SIFC Calls for Policy Revamp to Rescue \$6 Billion Refinery Upgrade Projects by September

SIFC-SSGC

ISLAMABAD: The Special Investment Facilitation Council (SIFC) has instructed authorities to revise the Brownfield Refinery Policy 2023 by September 31, 2025, aiming to revive stalled refinery upgrade projects worth \$6 billion. The move comes amid a lingering deadlock with the International Monetary Fund (IMF) over sales tax exemptions that has rendered the projects economically unviable.

According to minutes from the SIFC Executive Committee’s June 18 meeting—released on July 1—the Petroleum Division has been tasked with formally communicating final, non-extendable deadlines for resolving the tax issue. If no resolution is reached, the policy will be amended within three months to introduce additional fiscal incentives to ensure project viability.

The dispute centers on the sales tax exemption on petroleum products introduced in the FY25 Finance Bill, which has made crude oil imports ineligible for input tax adjustments, thereby slashing internal rates of return (IRRs) for refinery upgrades. The IMF rejected government proposals for restoring zero-rated status and imposing a uniform 10% sales tax, citing the Federal Board of Revenue’s (FBR) weak enforcement track record, including past issues like under-invoicing in solar imports.

Industry stakeholders warn that the current policy risks undermining the government’s \$1.6 billion, seven-year incentive package for upgrading refineries to produce Euro-V standard fuels.

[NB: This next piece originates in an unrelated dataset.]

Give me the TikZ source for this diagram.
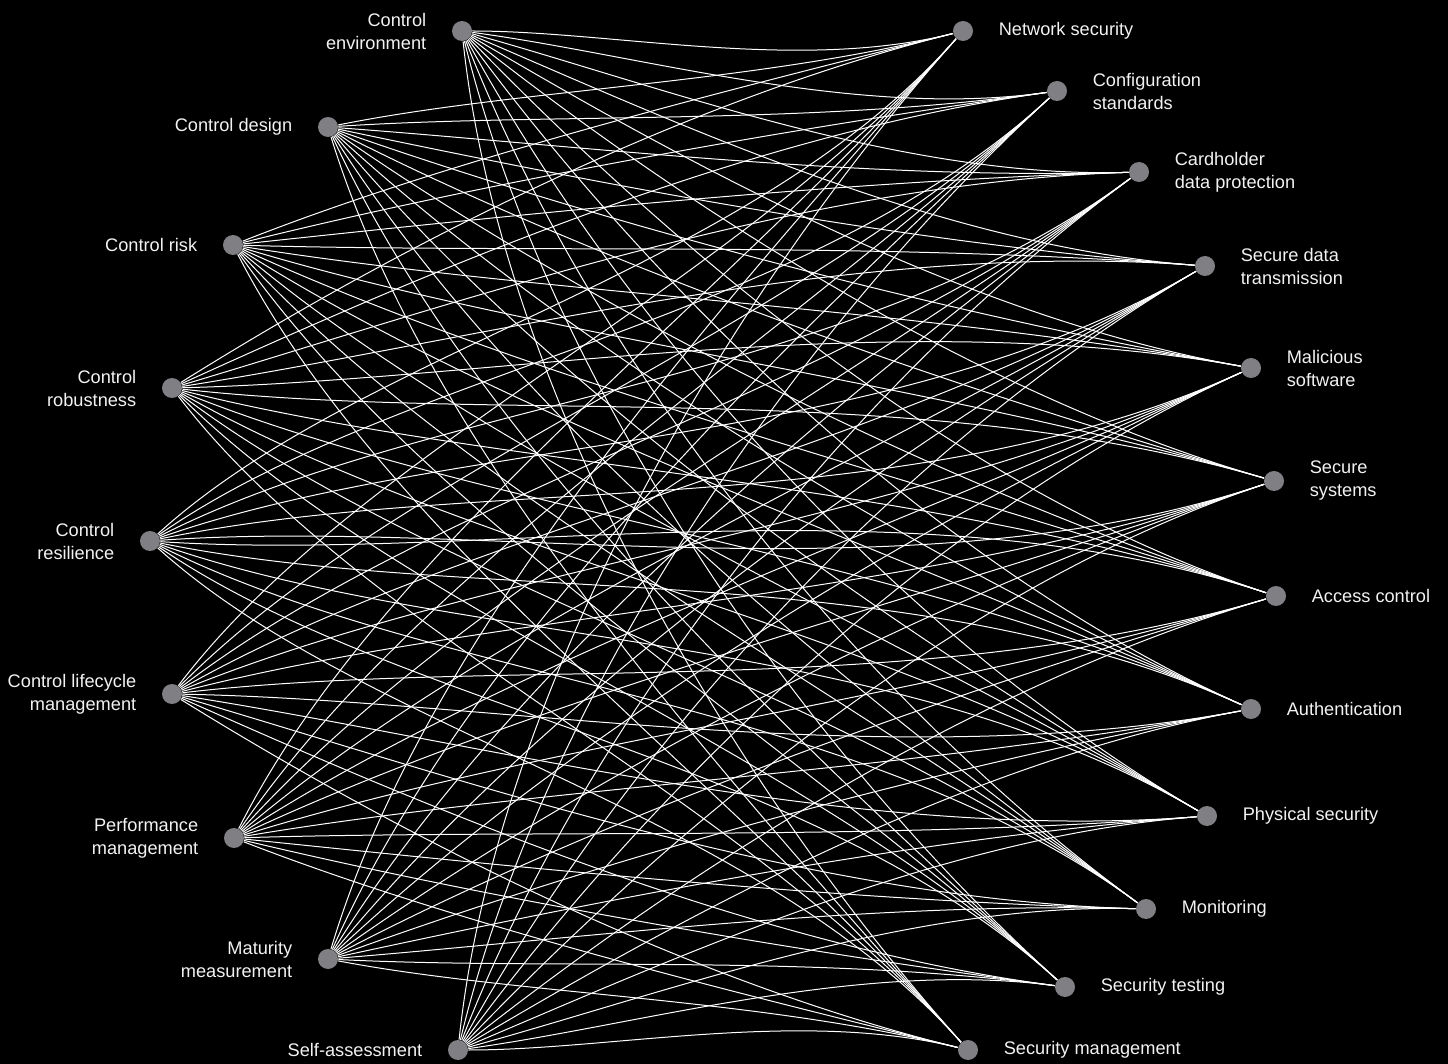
\documentclass[tikz,border=0pt]{standalone}
\usepackage{fontspec}
\setmainfont{Liberation Sans}
\usetikzlibrary{calc}
\usetikzlibrary{backgrounds}
\definecolor{dotgrey}{HTML}{808084}
\definecolor{labelwhite}{HTML}{F2F2F2}

\begin{document}
\begin{tikzpicture}[x=0.5pt, y=-0.5pt,
                    every node/.style={font=\fontsize{9.1}{11.5}\selectfont, text=labelwhite},
                    dot/.style={circle, fill=dotgrey, minimum size=10pt, inner sep=0pt},
                    lname/.style={align=right, inner sep=0pt, label distance=12.5pt},
                    rname/.style={align=left, inner sep=0pt, label distance=12.5pt},
                    link/.style={draw=white, line width=0.5pt}]

  % control side
  \node[dot, label={[lname]left:{Control\\environment}}]            (l1) at (462,31)   {};
  \node[dot, label={[lname]left:{Control design}}]                  (l2) at (328,127)  {};
  \node[dot, label={[lname]left:{Control risk}}]                    (l3) at (233,245)  {};
  \node[dot, label={[lname]left:{Control\\robustness}}]             (l4) at (172,388)  {};
  \node[dot, label={[lname]left:{Control\\resilience}}]             (l5) at (150,541)  {};
  \node[dot, label={[lname]left:{Control lifecycle\\management}}]   (l6) at (172,694)  {};
  \node[dot, label={[lname]left:{Performance\\management}}]         (l7) at (234,838)  {};
  \node[dot, label={[lname]left:{Maturity\\measurement}}]           (l8) at (328,959)  {};
  \node[dot, label={[lname]left:{Self-assessment}}]                 (l9) at (458,1050) {};

  % security side
  \node[dot, label={[rname]right:{Network security}}]               (r1)  at (963,31)   {};
  \node[dot, label={[rname]right:{Configuration\\standards}}]       (r2)  at (1057,91)  {};
  \node[dot, label={[rname]right:{Cardholder\\data protection}}]    (r3)  at (1139,172) {};
  \node[dot, label={[rname]right:{Secure data\\transmission}}]      (r4)  at (1205,266) {};
  \node[dot, label={[rname]right:{Malicious\\software}}]            (r5)  at (1251,368) {};
  \node[dot, label={[rname]right:{Secure\\systems}}]                (r6)  at (1274,481) {};
  \node[dot, label={[rname]right:{Access control}}]                 (r7)  at (1276,596) {};
  \node[dot, label={[rname]right:{Authentication}}]                 (r8)  at (1251,709) {};
  \node[dot, label={[rname]right:{Physical security}}]              (r9)  at (1207,816) {};
  \node[dot, label={[rname]right:{Monitoring}}]                     (r10) at (1146,909) {};
  \node[dot, label={[rname]right:{Security testing}}]               (r11) at (1065,987) {};
  \node[dot, label={[rname]right:{Security management}}]            (r12) at (968,1050) {};

  % where the links of one group gather
  \coordinate (g1) at (298.75,197.75);
  \coordinate (g2) at (268.4,816.4);
  \coordinate (g3) at (269,266.4);
  \coordinate (g4) at (298,885.25);

  \begin{pgfonlayer}{background}
    \fill[black] (0,0) rectangle (1448,1064);
    \foreach \i/\xi/\yi in {1/462/31, 2/328/127, 3/233/245, 4/172/388, 5/150/541,
                            6/172/694, 7/234/838, 8/328/959, 9/458/1050}
      \foreach \j/\xj/\yj in {1/963/31, 2/1057/91, 3/1139/172, 4/1205/266, 5/1251/368,
                              6/1274/481, 7/1276/596, 8/1251/709, 9/1207/816,
                              10/1146/909, 11/1065/987, 12/968/1050} {
        \pgfmathsetmacro\rot{0.32*atan2(\yi-\yj,\xj-\xi)}
        \pgfmathsetmacro\hand{0.17*veclen(\xj-\xi,\yj-\yi)}
        \pgfmathtruncatemacro\grp{\j<7 ? (\i<5 ? 1 : 2) : (\i<6 ? 3 : 4)}
        \draw[link] (l\i) .. controls ($(l\i)!0.3!\rot:(r\j)$)
                              and ($(r\j)!\hand pt!(g\grp)$) .. (r\j);
      }
  \end{pgfonlayer}

\end{tikzpicture}
\end{document}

At a meeting in May, refinery CEOs urged the petroleum and finance ministries to resolve the tax issue in the FY26 budget and ensure a stable seven-year tax policy to support long-term investments.

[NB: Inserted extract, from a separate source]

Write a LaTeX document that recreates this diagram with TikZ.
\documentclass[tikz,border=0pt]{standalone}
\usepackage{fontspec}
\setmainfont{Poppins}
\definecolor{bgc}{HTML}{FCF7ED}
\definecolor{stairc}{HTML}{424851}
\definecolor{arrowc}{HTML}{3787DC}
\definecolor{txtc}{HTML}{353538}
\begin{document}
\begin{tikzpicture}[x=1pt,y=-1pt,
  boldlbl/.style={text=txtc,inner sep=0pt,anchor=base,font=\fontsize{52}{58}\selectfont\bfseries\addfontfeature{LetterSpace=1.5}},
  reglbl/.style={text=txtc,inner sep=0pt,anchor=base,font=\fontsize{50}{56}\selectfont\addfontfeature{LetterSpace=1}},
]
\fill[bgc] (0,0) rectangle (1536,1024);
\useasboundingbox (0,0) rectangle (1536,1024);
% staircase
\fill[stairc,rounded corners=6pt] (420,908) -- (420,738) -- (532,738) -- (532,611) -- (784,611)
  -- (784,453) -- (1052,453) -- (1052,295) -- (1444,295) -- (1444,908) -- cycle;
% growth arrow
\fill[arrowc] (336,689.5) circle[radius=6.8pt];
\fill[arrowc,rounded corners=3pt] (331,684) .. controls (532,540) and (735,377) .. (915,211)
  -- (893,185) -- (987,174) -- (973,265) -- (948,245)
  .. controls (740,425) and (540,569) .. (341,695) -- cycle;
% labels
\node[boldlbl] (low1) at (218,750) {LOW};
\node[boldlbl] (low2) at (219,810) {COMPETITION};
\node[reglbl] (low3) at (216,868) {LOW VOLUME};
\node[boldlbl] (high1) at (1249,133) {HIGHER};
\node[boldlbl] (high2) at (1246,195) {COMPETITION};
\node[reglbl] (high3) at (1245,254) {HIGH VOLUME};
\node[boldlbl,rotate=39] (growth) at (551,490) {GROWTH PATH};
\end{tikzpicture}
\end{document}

While awaiting a long-term solution, Petroleum Minister Ali Pervaiz Malik has secured temporary relief through an ECC decision to increase the Inland Freight Equalisation Margin (IFEM) by Rs1.87 per litre for 12 months, aimed at offsetting Rs34 billion in projected losses for refineries and oil marketing companies (OMCs) through June 2025.

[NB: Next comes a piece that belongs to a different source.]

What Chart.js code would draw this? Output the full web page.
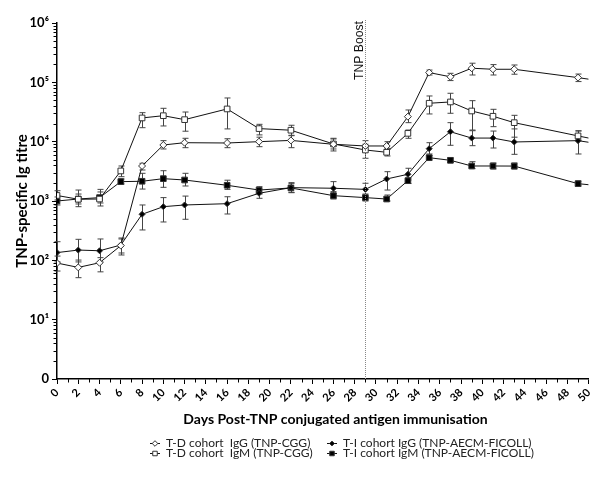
<!DOCTYPE html>
<html><head><meta charset="utf-8">
<script src="https://cdn.jsdelivr.net/npm/chart.js@4.4.0/dist/chart.umd.min.js"></script>
<style>html,body{margin:0;padding:0;background:#fff}#wrap{position:relative;width:600px;height:477px}</style>
</head><body><div id="wrap"><canvas id="c"></canvas></div>
<script>
const days = [0,2,4,6,8,10,12,16,19,22,26,29,31,33,35,37,39,41,43,49,50];

const tdIgG     = [90,76,91,177,3890,8790,9610,9500,10000,10500,9040,8460,8460,26400,146000,124000,173000,166000,166000,120000,113000];
const tdIgGHigh = [118,101,111,238,4320,10400,11400,11200,11900,12800,11400,10400,10000,34200,161000,142000,210000,199000,196000,138000,null];
const tdIgGLow  = [66,51,64,123,3330,7530,7920,7920,8230,7920,7530,7240,7440,20900,133000,107000,133000,133000,137000,103000,null];

const tdIgM     = [1240,1070,1080,3210,25100,27400,23500,35600,16600,15600,9140,7240,6620,13800,44400,46700,32900,26800,20900,12500,11500];
const tdIgMHigh = [1490,1530,1570,3890,30800,36500,31600,54500,19600,18900,11100,9040,7730,15700,58900,65400,49100,35100,27800,15100,null];
const tdIgMLow  = [1040,802,824,2570,17200,18400,15000,16400,13000,12600,6970,5250,5740,11400,29300,30100,15700,17900,11900,10700,null];

const tiIgG     = [135,149,145,181,597,802,857,901,1350,1680,1640,1570,2350,2820,7620,14700,11500,11500,9880,10400,9770];
const tiIgGHigh = [206,226,229,229,857,1140,1210,1180,1590,2040,2120,1990,3120,3560,9610,20900,15300,15100,16400,15300,null];
const tiIgGLow  = [94,94,94,133,325,443,492,604,1110,1380,1350,1180,1530,2260,6200,8690,8560,7820,6120,6200,null];

const tiIgM     = [1000,1080,1140,2120,2150,2380,2260,1840,1530,1660,1230,1140,1080,2200,5370,4850,3890,3890,3880,1960,1880];
const tiIgMHigh = [1170,1310,1420,2350,2930,3240,2930,2240,1740,1960,1440,1310,1260,2440,5850,5310,4600,4370,4370,2170,null];
const tiIgMLow  = [857,891,926,1940,1590,1700,1790,1570,1310,1400,1080,1000,1000,1970,4910,4460,3510,3460,3460,1790,null];

const seriesLabels = ['T-D cohort  IgG (TNP-CGG)','T-D cohort  IgM (TNP-CGG)','T-I cohort IgG (TNP-AECM-FICOLL)','T-I cohort IgM (TNP-AECM-FICOLL)'];
const yTickValues = [1,10,100,1000,10000,100000,1000000];
const yTickLabels = ['0','10\u00B9','10\u00B2','10\u00B3','10\u2074','10\u2075','10\u2076'];
const xTitle = 'Days Post-TNP conjugated antigen immunisation';
const yTitle = 'TNP-specific Ig titre';
const boostDay = 29;
const boostLabel = 'TNP Boost';

const lastIdx = days.length - 1;
function mk(label, vals, lo, hi, style, radius, fill){
  return {
    label, data: days.map((d,i)=>({x:d,y:vals[i]})), errLow: lo, errHigh: hi,
    borderColor:'#111', borderWidth:1, pointStyle:style,
    pointRadius: ctx => ctx.dataIndex===lastIdx ? 0 : radius,
    pointBackgroundColor: fill, pointBorderColor:'#333', pointBorderWidth:1,
    tension:0, fill:false, _r: radius
  };
}

const errPlugin = {
  id:'err',
  beforeDatasetsDraw(chart){
    const {ctx, scales:{x,y}} = chart;
    ctx.save(); ctx.strokeStyle='#444'; ctx.lineWidth=1;
    chart.data.datasets.forEach(ds=>{
      ds.errLow.forEach((lo,i)=>{
        const hi = ds.errHigh[i]; if(lo==null||hi==null) return;
        const px = Math.round(x.getPixelForValue(days[i]))+0.5;
        const pl = y.getPixelForValue(lo), ph = y.getPixelForValue(hi);
        ctx.beginPath();
        ctx.moveTo(px,pl); ctx.lineTo(px,ph);
        ctx.moveTo(px-3,pl); ctx.lineTo(px+3,pl);
        ctx.moveTo(px-3,ph); ctx.lineTo(px+3,ph);
        ctx.stroke();
      });
    });
    ctx.restore();
  }
};

const decorPlugin = {
  id:'decor',
  afterDraw(chart){
    const {ctx, scales:{x,y}, chartArea:ca} = chart;
    ctx.save();
    ctx.strokeStyle='#000'; ctx.lineWidth=1;
    ctx.beginPath();
    for(let d=1; d<50; d+=2){ const px=Math.round(x.getPixelForValue(d))+0.5; ctx.moveTo(px,ca.bottom); ctx.lineTo(px,ca.bottom+3.5); }
    for(let k=0;k<6;k++){ for(let m=2;m<10;m++){ const py=Math.round(y.getPixelForValue(m*Math.pow(10,k)))+0.5; ctx.moveTo(ca.left-3.5,py); ctx.lineTo(ca.left,py);} }
    ctx.stroke();
    const bx = Math.round(x.getPixelForValue(boostDay))+0.5;
    ctx.strokeStyle='#888'; ctx.setLineDash([1,1]);
    ctx.beginPath(); ctx.moveTo(bx, ca.top-3); ctx.lineTo(bx, ca.bottom); ctx.stroke();
    ctx.setLineDash([]);
    ctx.fillStyle='#111';
    ctx.font='12px "Liberation Sans", Arial, sans-serif';
    const w12 = ctx.measureText(boostLabel).width || 58;
    const fs = Math.max(9, Math.min(16, 12*59/w12));
    ctx.font = fs.toFixed(2)+'px "Liberation Sans", Arial, sans-serif';
    ctx.translate(bx-6, ca.top-2); ctx.rotate(-Math.PI/2);
    ctx.textAlign='right'; ctx.textBaseline='middle';
    ctx.fillText(boostLabel, 0, 0);
    ctx.setTransform(1,0,0,1,0,0);
    ctx.font='bold 14px Lato, sans-serif'; ctx.textAlign='center'; ctx.textBaseline='middle';
    ctx.fillStyle='#000';
    ctx.fillText(xTitle, 335.5, 419);
    const order=[0,2,1,3];
    const pos=[[150,443],[327,443],[150,453],[327,453]];
    ctx.font='12px Lato, sans-serif'; ctx.textAlign='left'; ctx.textBaseline='middle';
    order.forEach((di,j)=>{
      const ds=chart.data.datasets[di]; const [lx,ly]=pos[j];
      ctx.strokeStyle='#111'; ctx.lineWidth=1;
      ctx.beginPath(); ctx.moveTo(lx,ly+0.5); ctx.lineTo(lx+10,ly+0.5); ctx.stroke();
      ctx.fillStyle=ds.pointBackgroundColor; ctx.strokeStyle='#333';
      Chart.helpers.drawPoint(ctx,{pointStyle:ds.pointStyle,radius:ds._r*0.8,borderWidth:1,rotation:0},lx+5,ly+0.5);
      ctx.fillStyle='#222';
      ctx.fillText(ds.label, lx+16, ly+0.5);
    });
    ctx.restore();
  }
};

new Chart(document.getElementById('c'), {
  type:'line',
  data:{ datasets:[
    mk(seriesLabels[0], tdIgG, tdIgGLow, tdIgGHigh, 'rectRot', 3.5, '#fff'),
    mk(seriesLabels[1], tdIgM, tdIgMLow, tdIgMHigh, 'rect', 4, '#fff'),
    mk(seriesLabels[2], tiIgG, tiIgGLow, tiIgGHigh, 'rectRot', 3, '#000'),
    mk(seriesLabels[3], tiIgM, tiIgMLow, tiIgMHigh, 'rect', 4, '#000')
  ]},
  options:{
    responsive:true, maintainAspectRatio:false, animation:false,
    layout:{padding:{top:23,right:8,left:0,bottom:0}},
    plugins:{legend:{display:false}, tooltip:{enabled:false}},
    scales:{
      x:{ type:'linear', min:0, max:50,
        afterFit(s){ s.height = 98; },
        grid:{display:true, drawOnChartArea:false, drawTicks:true, tickLength:5, color:'#000'},
        border:{display:true, color:'#000', width:1.5},
        ticks:{stepSize:2, autoSkip:false, maxRotation:45, minRotation:45, padding:2, color:'#000',
               font:{family:'Lato, sans-serif', size:11, weight:'bold'}}
      },
      y:{ type:'logarithmic', min:1, max:1000000,
        afterFit(s){ s.width = 57; },
        afterBuildTicks(s){ s.ticks = yTickValues.map(v=>({value:v, major:true})); },
        grid:{display:true, drawOnChartArea:false, drawTicks:true, tickLength:5, color:'#000'},
        border:{display:true, color:'#000', width:1.5},
        ticks:{autoSkip:false, padding:3, color:'#000',
               callback:(v)=>{ const i=yTickValues.indexOf(v); return i>=0 ? yTickLabels[i] : ''; },
               font:{family:'Lato, "DejaVu Sans", sans-serif', size:13, weight:'bold'}},
        title:{display:true, text:yTitle, color:'#000', padding:{top:13,bottom:0},
               font:{family:'Lato, sans-serif', size:15, weight:'bold'}}
      }
    }
  },
  plugins:[errPlugin, decorPlugin]
});
</script></body></html>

Separately, the SIFC has also greenlit the restart of the JJVL LPG-NGL extraction plant—idle since June 2020—under an agreement between Sui Southern Gas Company (SSGC) and Jamshoro Joint Venture Limited (JJVL). The plant is slated to resume operations by July 31, 2025, with internal gas consumption to be charged at a rate equivalent to the Weighted Average Cost of Gas (WACOG) as determined by Ogra.